New research by Databarracks has shown that 38% of organisations reported cyber attacks and internal breaches as a cause of data loss in 2022.

The findings come from the annual Data Health Check, a survey of 400 IT decision-makers. This year’s survey focused on themes of Ransomware, Cyber, Backup, Disaster Recovery and Business Continuity.

Barnaby Mote, Managing Director of Databarracks commented: “For many of us, these results should come as no surprise. Data loss caused by cyber-attacks has been increasing year on year since we began the Data Health Check-in in 2008. In a relatively short space of time, we’ve watched cyber attacks go from minor threat, to where we are today as the leading cause of data loss for organisations."

Mote continued: “The seriousness of the situation cannot be overstated.
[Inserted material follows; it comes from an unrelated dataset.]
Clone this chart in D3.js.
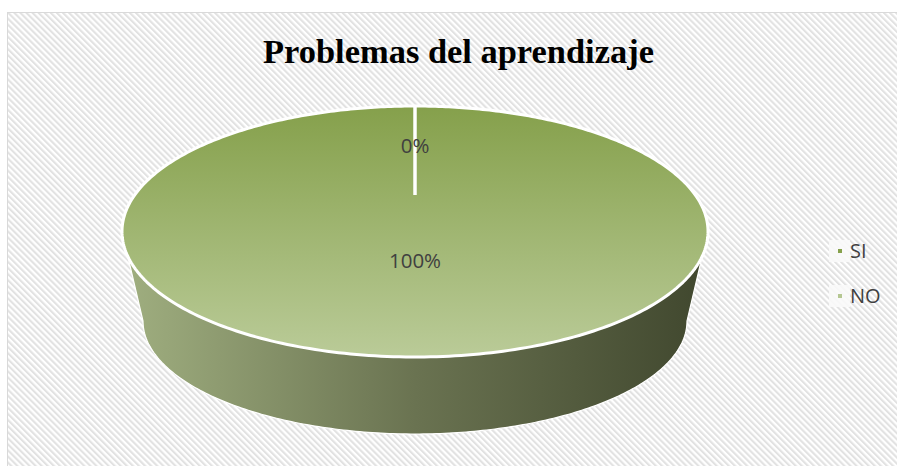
<!DOCTYPE html>
<html><head><meta charset="utf-8">
<script src="https://cdn.jsdelivr.net/npm/d3@7"></script>
<style>html,body{margin:0;padding:0;background:#fff;overflow:hidden;}svg{display:block;overflow:hidden;}</style>
</head><body>
<svg id="c" width="897" height="466"></svg>
<script>
const categories = ["SI", "NO"];
const values = [0, 100];
const labels = ["0%", "100%"];
const title = "Problemas del aprendizaje";

const svg = d3.select("#c");
const defs = svg.append("defs");

// background stripes
const pat = defs.append("pattern").attr("id","stripes").attr("patternUnits","userSpaceOnUse")
  .attr("width",4.3).attr("height",4.3).attr("patternTransform","rotate(-45)");
pat.append("rect").attr("width",4.3).attr("height",4.3).attr("fill","#ffffff");
pat.append("rect").attr("width",2.1).attr("height",4.3).attr("fill","#e2e2e2");

svg.append("rect").attr("x",7.5).attr("y",12.5).attr("width",1000).attr("height",600)
  .attr("fill","url(#stripes)").attr("stroke","#d9d9d9").attr("stroke-width",1);

// title
const t = svg.append("text").attr("x",458.5).attr("y",63)
  .attr("text-anchor","middle").attr("font-family","'Liberation Serif', 'DejaVu Serif', serif")
  .attr("font-weight","bold").attr("font-size",30).attr("fill","#000").text(title);
const tw = t.node().getComputedTextLength();
t.attr("font-size", 30 * 391 / tw);

// geometry
const cx = 415, topY = 106, botY = 357, pcy = 195;
const rx = 293, ecy = (topY + botY) / 2, ery = (botY - topY) / 2;

// projective parameters so the unit disk maps onto the tilted ellipse
const PC = ((pcy - topY) - (botY - pcy)) / (botY - topY);
const PA = (pcy - topY) + topY * PC;
let PD;
(function(){
  let m = 0;
  for (let i = 0; i < 2000; i++) {
    const th = i / 2000 * 2 * Math.PI;
    const x = Math.sin(th), y = -Math.cos(th);
    m = Math.max(m, Math.abs(x / (1 + PC * y)));
  }
  PD = rx / m;
})();
function proj(theta, r){
  const x = r * Math.sin(theta), y = -r * Math.cos(theta);
  const den = 1 + PC * y;
  return [cx + PD * x / den, (PA * y + pcy) / den];
}

const pie = d3.pie().sort(null).value(d => d)(values);
const colorScale = d3.scaleOrdinal().domain(categories).range(["#86a14c", "#b5c792"]);

// gradients
const gTop = defs.append("linearGradient").attr("id","gTop").attr("gradientUnits","userSpaceOnUse")
  .attr("x1",0).attr("y1",topY).attr("x2",0).attr("y2",botY);
gTop.append("stop").attr("offset",0).attr("stop-color","#85a04b");
gTop.append("stop").attr("offset",1).attr("stop-color","#bacb98");
const gSide = defs.append("linearGradient").attr("id","gSide").attr("gradientUnits","userSpaceOnUse")
  .attr("x1",cx-rx).attr("y1",0).attr("x2",cx+rx).attr("y2",0);
gSide.append("stop").attr("offset",0).attr("stop-color","#a0af80");
gSide.append("stop").attr("offset",0.5).attr("stop-color","#6a7351");
gSide.append("stop").attr("offset",1).attr("stop-color","#40472e");

// side wall
const bRx = 272, bRy = 113, bCy = 434 - 113;
const line = d3.line();
const sidePts = [];
const N = 200;
for (let i = 0; i <= N; i++) { const tt = Math.PI - i / N * Math.PI; sidePts.push([cx + rx*Math.cos(tt), ecy + ery*Math.sin(tt)]); }
for (let i = 0; i <= N; i++) { const tt = i / N * Math.PI; sidePts.push([cx + bRx*Math.cos(tt), bCy + bRy*Math.sin(tt)]); }
svg.append("path").attr("d", line(sidePts) + "Z").attr("fill","url(#gSide)")
  .attr("stroke","#ffffff").attr("stroke-width",1.2);

// top slices
pie.forEach((d, i) => {
  if (d.endAngle - d.startAngle <= 0) return;
  const pts = [];
  const n = Math.max(2, Math.ceil((d.endAngle - d.startAngle) / (2*Math.PI) * 400));
  for (let k = 0; k <= n; k++) pts.push(proj(d.startAngle + (d.endAngle - d.startAngle) * k / n, 1));
  const full = (d.endAngle - d.startAngle) >= 2*Math.PI - 1e-9;
  const path = full ? line(pts) + "Z" : line([proj(0,0), ...pts]) + "Z";
  svg.append("path").attr("d", path).attr("fill","url(#gTop)")
    .attr("stroke","#ffffff").attr("stroke-width",3).attr("stroke-linejoin","round");
});
// slice boundary lines
pie.forEach(d => {
  const p0 = proj(0,0), p1 = proj(d.startAngle,1);
  svg.append("line").attr("x1",p0[0]).attr("y1",p0[1]).attr("x2",p1[0]).attr("y2",p1[1])
    .attr("stroke","#ffffff").attr("stroke-width",3);
});
// labels
pie.forEach((d, i) => {
  const mid = (d.startAngle + d.endAngle) / 2;
  const p = proj(mid, 0.49);
  svg.append("text").attr("x",p[0]).attr("y",p[1]).attr("dy","0.36em").attr("text-anchor","middle")
    .attr("font-family","'Open Sans', 'Liberation Sans', sans-serif").attr("font-size",20.5)
    .attr("fill","#404040").text(labels[i]);
});

// legend
const legY = d3.scalePoint().domain(categories).range([251, 296]);
categories.forEach(cat => {
  const y = legY(cat);
  svg.append("rect").attr("x",829).attr("y",y-11).attr("width",21).attr("height",22).attr("fill","#fafafa").attr("opacity",0.9);
  svg.append("rect").attr("x",838).attr("y",y-2).attr("width",4).attr("height",4).attr("fill",colorScale(cat));
  svg.append("text").attr("x",850).attr("y",y).attr("dy","0.36em")
    .attr("font-family","'Open Sans', 'Liberation Sans', sans-serif").attr("font-size",20)
    .attr("fill","#404040").text(cat);
});
</script>
</body></html>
The other causes of data loss have not gone away. IT teams are still dealing with similar numbers of incidents caused by human error and hardware or software failure. The growth is in addition to these causes. It is a significant burden because recovery from cyber-related data loss is typically far more difficult and time-consuming.

“Of those surveyed, over half have experienced a cyber attack. We also found, perhaps unsurprisingly, ransomware is the most common form of cyber attack this year.”

Mote provided suggestions on how organisations can protect themselves.

“There are two key areas organisations can focus on to protect themselves against cyber-related data loss. Firstly, improve your defences to prevent the attack from occurring and secondly, improve your ability to respond and recover if you do suffer data loss.

“Your first line of defence is your staff. It’s essential that employees are trained and practice good cyber hygiene. We found that almost a quarter of organisations have not carried out cyber security training in the last year.

“Review your Disaster Recovery plans to make sure they are up to date and equipped to deal with the task at hand. Cyber incidents are very different from traditional causes of data loss. Look specifically at the frequency of your backups and the number of versions of data you keep to minimise both downtime and data loss.

“Growth in cyber-related data loss will only continue so it is critical organisations are able to respond effectively.”